The research question Bahr and his colleagues have spent years trying to answer is deceptively simple: how can community colleges better support a student population that is extraordinarily diverse — first-generation students, working adults, students with family care responsibilities, students with skill gaps, students enrolled episodically over many years? The standard approach, across decades of research, has been to cluster students into typologies — groups with similar backgrounds and behaviors that institutions can target with specific support. The standard method for doing that clustering has been K-means.

K-means, Bahr’s colleague Dr. Iran Shen demonstrated, is not up to the task. The problem is geometric. Community college student data lives in ten, twelve, or fourteen dimensions — behavioral variables, enrollment patterns, background characteristics — and humans cannot visualize more than three. Without the ability to see the data, there is no way to tell whether the groups K-means found are real or artifacts. “K-means got away with it,” Bahr said, “because we can’t see the data.” The algorithm produces interpretable-looking groupings from noise, and decades of research built on those groupings may be largely spurious.

UMAP — Uniform Manifold Approximation and Projection — addresses the problem by projecting high-dimensional data into two or three dimensions while preserving both local and global structure. Student neighborhoods that are similar in the original space stay similar in the projection; distances between neighborhoods remain meaningful. The team uses UMAP in three distinct roles across the analysis workflow. Before clustering, it reveals whether natural groupings actually exist in the data before any algorithm is applied. During clustering, it serves as a performance optimizer — varying configuration parameters and identifying where results are most stable. After clustering, it acts as a visual validator, checking whether the boundaries the algorithm found align with natural gaps in the data or are impositions on a continuous landscape.

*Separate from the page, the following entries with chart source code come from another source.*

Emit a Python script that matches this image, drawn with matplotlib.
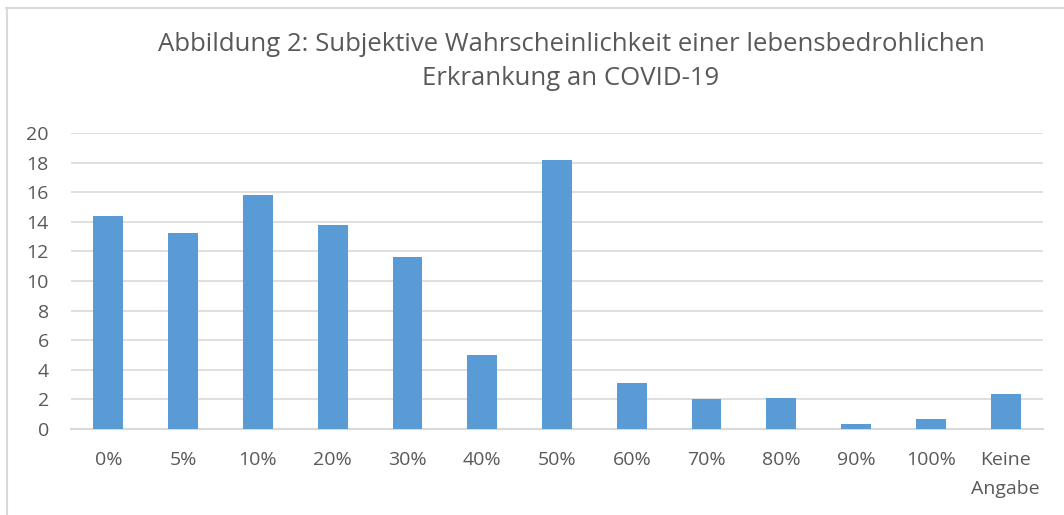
import matplotlib
matplotlib.use("Agg")
import matplotlib.pyplot as plt
from matplotlib.lines import Line2D

categories = ["0%", "5%", "10%", "20%", "30%", "40%", "50%", "60%", "70%", "80%", "90%", "100%", "Keine\nAngabe"]
values = [14.39, 13.22, 15.79, 13.76, 11.62, 5.0, 18.18, 3.09, 2.0, 2.12, 0.31, 0.65, 2.36]
yticks = [0, 2, 4, 6, 8, 10, 12, 14, 16, 18, 20]
title = "Abbildung 2: Subjektive Wahrscheinlichkeit einer lebensbedrohlichen\nErkrankung an COVID-19"

plt.rcParams['font.family'] = ['Open Sans', 'DejaVu Sans']
W, H = 1064, 515
fig = plt.figure(figsize=(W / 100, H / 100), dpi=100)
ax = fig.add_axes([71 / W, 1 - 429 / H, (1043 - 71) / W, (429 - 133) / H])

x = list(range(len(categories)))
ax.bar(x, values, width=0.4, color="#5B9BD5", zorder=3)
ax.set_xlim(-0.5, len(categories) - 0.5)
ax.set_ylim(0, 20)
ax.set_yticks(yticks)
ax.set_xticks(x)
ax.set_xticklabels(categories, linespacing=1.75)
ax.yaxis.grid(True, color="#D9D9D9", linewidth=1.2, zorder=0)
ax.set_axisbelow(True)
for s in ["top", "right", "left"]:
    ax.spines[s].set_visible(False)
ax.spines["bottom"].set_color("#D9D9D9")
ax.spines["bottom"].set_linewidth(1.5)
ax.tick_params(axis="both", length=0, labelsize=14, labelcolor="#595959")
ax.tick_params(axis="x", pad=16)
ax.tick_params(axis="y", pad=16)
for lbl in ax.get_xticklabels():
    lbl.set_verticalalignment("top")

fig.text(571 / W, 1 - 61.5 / H, title, ha="center", va="center", fontsize=18.5,
         color="#595959", linespacing=1.5)

# chart-area border (top and left edges visible)
fig.add_artist(Line2D([6 / W, 1], [1 - 7.5 / H, 1 - 7.5 / H], color="#D9D9D9", linewidth=1.5))
fig.add_artist(Line2D([6.5 / W, 6.5 / W], [0, 1 - 7.5 / H], color="#D9D9D9", linewidth=1.5))

fig.savefig("out.png", dpi=100)
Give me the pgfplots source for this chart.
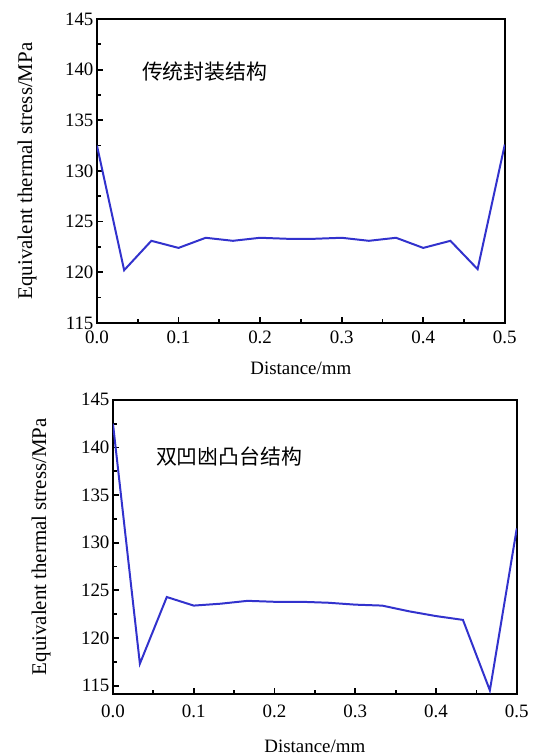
\documentclass[border=0pt]{standalone}
\usepackage{fontspec}
\setmainfont{Liberation Serif}
\newfontfamily\cjk{Noto Sans CJK SC}
\usepackage{pgfplots}
\pgfplotsset{compat=1.18}
\definecolor{curve}{RGB}{50,50,205}

\begin{document}
\begin{tikzpicture}[x=1bp,y=1bp]
\pgfplotsset{
  stressaxis/.style={
    scale only axis,
    anchor=south west, at={(0,0)},
    xmin=0, xmax=0.5,
    xtick={0,0.1,0.2,0.3,0.4,0.5},
    ytick={115,120,125,130,135,140,145},
    minor x tick num=1,
    minor y tick num=1,
    tick align=inside,
    xtick pos=bottom, ytick pos=left,
    axis line style={line width=2.4pt},
    major tick length=6bp, minor tick length=4bp,
    every tick/.style={line width=1.8pt, black},
    xticklabel style={/pgf/number format/fixed, /pgf/number format/fixed zerofill, /pgf/number format/precision=1},
    /pgf/number format/assume math mode=true,
    ticklabel style={font=\fontsize{19}{19}\selectfont},
    xlabel style={font=\fontsize{19}{19}\selectfont},
    ylabel style={font=\fontsize{21}{21}\selectfont},
    xlabel={Distance/mm},
    ylabel={Equivalent thermal stress/MPa},
  }
}

% conventional package structure
\begin{scope}[shift={(97bp,433bp)}]
\begin{axis}[stressaxis,
  width=408bp, height=304bp,
  ymin=115, ymax=145,
  xticklabel style={yshift=-5bp},
  xlabel style={at={(axis description cs:0.5,-0.171)}, anchor=base},
  ylabel style={at={(axis description cs:-0.1716,0.5)}, anchor=center},
]
\addplot[curve, line width=2pt] coordinates {
  (0,132.5) (0.03333,120.2) (0.06667,123.1) (0.1,122.4) (0.13333,123.4)
  (0.16667,123.1) (0.2,123.4) (0.23333,123.3) (0.26667,123.3) (0.3,123.4)
  (0.33333,123.1) (0.36667,123.4) (0.4,122.4) (0.43333,123.1) (0.46667,120.3)
  (0.5,132.6)
};
\node[anchor=west, font=\cjk\fontsize{21}{21}\selectfont] at (axis cs:0.051,139.8) {传统封装结构};
\end{axis}
\end{scope}

% double concave boss structure
\begin{scope}[shift={(113bp,62bp)}]
\begin{axis}[stressaxis,
  width=404bp, height=294bp,
  ymin=114.15, ymax=145,
  xticklabel style={yshift=-8bp},
  xlabel style={at={(axis description cs:0.5,-0.2)}, anchor=base},
  ylabel style={at={(axis description cs:-0.178,0.5)}, anchor=center},
]
\addplot[curve, line width=2pt] coordinates {
  (0,142.5) (0.03333,117.3) (0.06667,124.3) (0.1,123.4) (0.13333,123.6)
  (0.16667,123.9) (0.2,123.8) (0.23333,123.8) (0.26667,123.7) (0.3,123.5)
  (0.33333,123.4) (0.36667,122.8) (0.4,122.3) (0.43333,121.9) (0.46667,114.5)
  (0.5,131.5)
};
\node[anchor=west, font=\cjk\fontsize{21}{21}\selectfont] at (axis cs:0.049,139.1) {双凹凼凸台结构};
\end{axis}
\end{scope}

\path (0,0) rectangle (539,756);
\end{tikzpicture}
\end{document}
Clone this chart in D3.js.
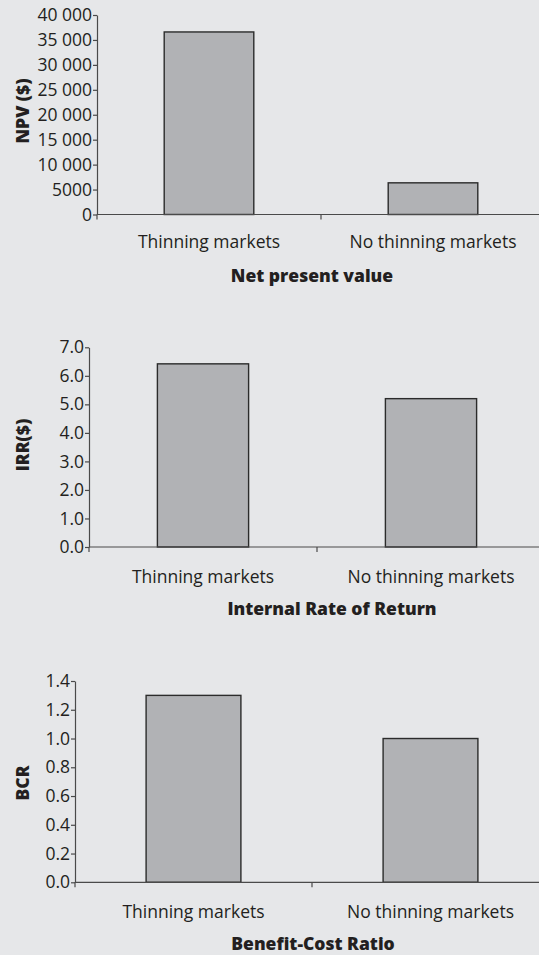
<!DOCTYPE html>
<html>
<head>
<meta charset="utf-8">
<script src="https://cdn.jsdelivr.net/npm/d3@7"></script>
<style>
  html, body { margin: 0; padding: 0; background: #e6e7e9; }
  svg { display: block; }
  text { font-family: "Open Sans", "DejaVu Sans", sans-serif; fill: #231f20; }
</style>
</head>
<body>
<svg id="chart" width="539" height="955"></svg>
<script>
// ---- data ----
const categories = ["Thinning markets", "No thinning markets"];
const npvValues = [36600, 6350];
const irrValues = [6.42, 5.2];
const bcrValues = [1.30, 1.00];
const npvTicks = [0, 5000, 10000, 15000, 20000, 25000, 30000, 35000, 40000];
const irrTicks = [0, 1, 2, 3, 4, 5, 6, 7];
const bcrTicks = [0, 0.2, 0.4, 0.6, 0.8, 1.0, 1.2, 1.4];
const titles = ["Net present value", "Internal Rate of Return", "Benefit-Cost Ratio"];
const yLabels = ["NPV ($)", "IRR($)", "BCR"];

const npvFmt = v => v === 0 ? "0" : (v < 10000 ? String(v) : String(Math.floor(v / 1000)) + " 000");

const FS = 17.5;

const panels = [
  { values: npvValues, ticks: npvTicks, fmt: npvFmt, max: 40000,
    axisX: 97, top: 15, bottom: 214.5, right: 545, catY: 248, titleX: 312, titleY: 282, ylabX: 29, ylabY: 111,
    title: titles[0], ylab: yLabels[0] },
  { values: irrValues, ticks: irrTicks, fmt: d3.format(".1f"), max: 7,
    axisX: 89, top: 347.3, bottom: 547, right: 545, catY: 583, titleX: 332, titleY: 615, ylabX: 29, ylabY: 445,
    title: titles[1], ylab: yLabels[1] },
  { values: bcrValues, ticks: bcrTicks, fmt: d3.format(".1f"), max: 1.4,
    axisX: 75, top: 681, bottom: 882.3, right: 549, catY: 918, titleX: 313, titleY: 950, ylabX: 29, ylabY: 783,
    title: titles[2], ylab: yLabels[2] }
];

const svg = d3.select("#chart");
const axisColor = "#4a4a4a";

panels.forEach(p => {
  const g = svg.append("g");
  const y = d3.scaleLinear().domain([0, p.max]).range([p.bottom, p.top]);
  const x = d3.scaleBand().domain(categories).range([p.axisX, p.right]).paddingInner(0).paddingOuter(0);

  // bars
  const bw = x.bandwidth() * 0.4;
  g.selectAll("rect.bar").data(p.values).join("rect")
    .attr("class", "bar")
    .attr("x", (d, i) => x(categories[i]) + (x.bandwidth() - bw) / 2)
    .attr("y", d => y(d))
    .attr("width", bw)
    .attr("height", d => y(0) - y(d))
    .attr("fill", "#b1b2b5")
    .attr("stroke", "#2b2b2b")
    .attr("stroke-width", 1.4);

  // y axis
  const yAxis = d3.axisLeft(y).tickValues(p.ticks).tickFormat(p.fmt).tickSize(4).tickSizeOuter(0).tickPadding(1);
  const ya = g.append("g").attr("transform", `translate(${p.axisX},0)`).call(yAxis);
  ya.select(".domain").attr("stroke", axisColor).attr("stroke-width", 1.2);
  ya.selectAll(".tick line").attr("stroke", axisColor).attr("stroke-width", 1.2);
  ya.selectAll(".tick text").attr("font-size", FS).attr("fill", "#231f20")
    .style("font-family", '"Open Sans", sans-serif');

  // x axis (category axis with ticks at band boundaries)
  const xa = g.append("g");
  xa.append("line")
    .attr("x1", x.range()[0]).attr("x2", x.range()[1])
    .attr("y1", y(0)).attr("y2", y(0))
    .attr("stroke", axisColor).attr("stroke-width", 1.2);
  const bounds = [x(categories[0]), x(categories[1]), x.range()[1]];
  xa.selectAll("line.xt").data(bounds).join("line")
    .attr("class", "xt")
    .attr("x1", d => d).attr("x2", d => d)
    .attr("y1", y(0)).attr("y2", y(0) + 5)
    .attr("stroke", axisColor).attr("stroke-width", 1.2);
  xa.selectAll("text.cat").data(categories).join("text")
    .attr("class", "cat")
    .attr("x", d => x(d) + x.bandwidth() / 2)
    .attr("y", p.catY)
    .attr("text-anchor", "middle")
    .attr("font-size", FS)
    .text(d => d);

  // title
  g.append("text")
    .attr("x", p.titleX).attr("y", p.titleY)
    .attr("text-anchor", "middle")
    .attr("font-size", FS).attr("font-weight", 800)
    .text(p.title);

  // y label
  g.append("text")
    .attr("transform", `translate(${p.ylabX},${p.ylabY}) rotate(-90)`)
    .attr("text-anchor", "middle")
    .attr("font-size", FS).attr("font-weight", 800)
    .text(p.ylab);
});
</script>
</body>
</html>
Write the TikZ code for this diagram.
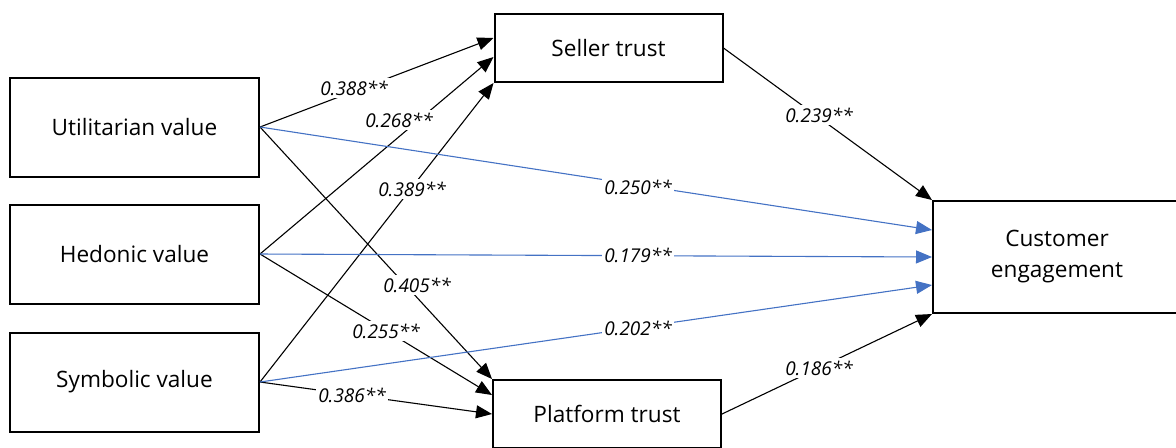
\documentclass[tikz,border=0pt]{standalone}
\usepackage{fontspec}
\setmainfont{Open Sans}
\usetikzlibrary{arrows.meta,calc}
\definecolor{pathblue}{HTML}{4472C4}
\begin{document}
\begin{tikzpicture}[x=0.5pt,y=-0.5pt,
  box/.style={draw,line width=1pt,fill=white,inner sep=0pt,align=center,
    font=\fontsize{11.3}{15.5}\selectfont},
  srcbox/.style={box,minimum width=124.5pt,minimum height=49.5pt},
  trustbox/.style={box,minimum width=114pt,minimum height=34pt},
  link/.style={line width=0.55pt,-{Triangle[length=8pt,width=6.5pt]}},
  direct/.style={link,draw=pathblue},
  coef/.style={fill=white,inner sep=1.2pt,font=\fontsize{9.5}{11}\selectfont\itshape}
]
\useasboundingbox (0,0) rectangle (1176,447);

% constructs
\node[srcbox] (util) at (134.5,127) {Utilitarian value};
\node[srcbox] (hedo) at (134.5,254) {Hedonic value};
\node[srcbox] (symb) at (134.5,382) {Symbolic value};
\node[trustbox] (seller) at (608.5,48) {Seller trust};
\node[trustbox] (platform) at (607,414) {Platform trust};
\node[box,minimum width=124pt,minimum height=56pt] (cust) at (1057,257) {Customer\\engagement};

% paths to the trust constructs
\draw[link] (util.east) -- ($(seller.west)+(0,-10)$);
\draw[link] (hedo.east) -- ($(seller.west)+(0,9)$);
\draw[link] (symb.east) -- (seller.south west);
\draw[link] (util.east) -- (platform.north west);
\draw[link] (hedo.east) -- ($(platform.west)+(0,-19)$);
\draw[link] (symb.east) -- (platform.west);

% direct paths to engagement
\draw[direct] (util.east) -- ($(cust.west)+(0,-27)$);
\draw[direct] (hedo.east) -- (cust.west);
\draw[direct] (symb.east) -- ($(cust.west)+(0,28)$);

% trust to engagement
\draw[link] (seller.east) -- (cust.north west);
\draw[link] (platform.east) -- (cust.south west);

% path coefficients
\node[coef] (c388) at (354,88) {0.388**};
\node[coef] (c268) at (399,120) {0.268**};
\node[coef] (c389) at (412,189) {0.389**};
\node[coef] (c405) at (417,285) {0.405**};
\node[coef] (c255) at (386,331) {0.255**};
\node[coef] (c386) at (352,395) {0.386**};
\node[coef] (c250) at (638,187) {0.250**};
\node[coef] (c179) at (638,255) {0.179**};
\node[coef] (c202) at (638,328) {0.202**};
\node[coef] (c239) at (819,115) {0.239**};
\node[coef] (c186) at (819,368) {0.186**};
\end{tikzpicture}
\end{document}
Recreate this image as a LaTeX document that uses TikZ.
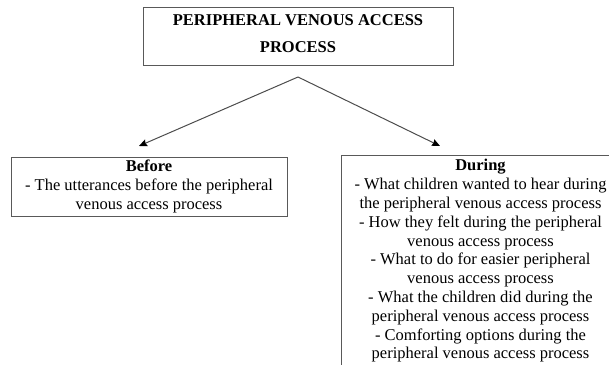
\documentclass[tikz,border=0pt]{standalone}
\usepackage{fontspec}
\setmainfont{Liberation Serif}
\usetikzlibrary{arrows.meta}
\begin{document}
\begin{tikzpicture}[x=1pt,y=-1pt,
  box/.style={draw=black!65, line width=1pt, align=center, inner sep=0pt,
    font=\fontsize{16.5}{18.8}\selectfont},
  link/.style={draw=black!70, line width=1pt, -{Stealth[length=8pt,width=7pt,inset=1pt,black]}}]
\useasboundingbox (0,0) rectangle (609,364);
\node[box, minimum width=310, minimum height=58, text depth=5pt,
  font=\bfseries\fontsize{16.5}{27}\selectfont] (top) at (298,36)
  {PERIPHERAL VENOUS ACCESS\\PROCESS};
\node[box, minimum width=276, minimum height=59] (before) at (149,186.5)
  {\textbf{Before}\\- The utterances before the peripheral\\venous access process};
\node[box, minimum width=279, inner ysep=4pt, anchor=north] (during) at (480.5,155)
  {\textbf{During}\\- What children wanted to hear during\\the peripheral venous access process\\- How they felt during the peripheral\\venous access process\\- What to do for easier peripheral\\venous access process\\- What the children did during the\\peripheral venous access process\\- Comforting options during the\\peripheral venous access process};
\coordinate (apex) at (298,77);
\coordinate (bl) at (139,146);
\coordinate (br) at (440,146);
\draw[link] (apex) -- (bl);
\draw[link] (apex) -- (br);
\end{tikzpicture}
\end{document}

What the UMAP-supported workflow revealed was striking: approximately 70% of community college students, at least along behavioral dimensions, cannot be cleanly separated from one another. They exist on a continuum. The prior typological literature — built on K-means — had partitioned them into four, five, or eight discrete groups that appeared meaningful but were, in large part, artifacts of the method. The implication for practice is significant: student success interventions designed for discrete segments may need to be fundamentally rethought for a population that is more continuous than categorical. Bahr closed with a note of cautious optimism: “We’re beginning to make some meaningful advancements — hopefully not spurious. Hopefully we don’t do two more decades of this and then discover we were wrong again.”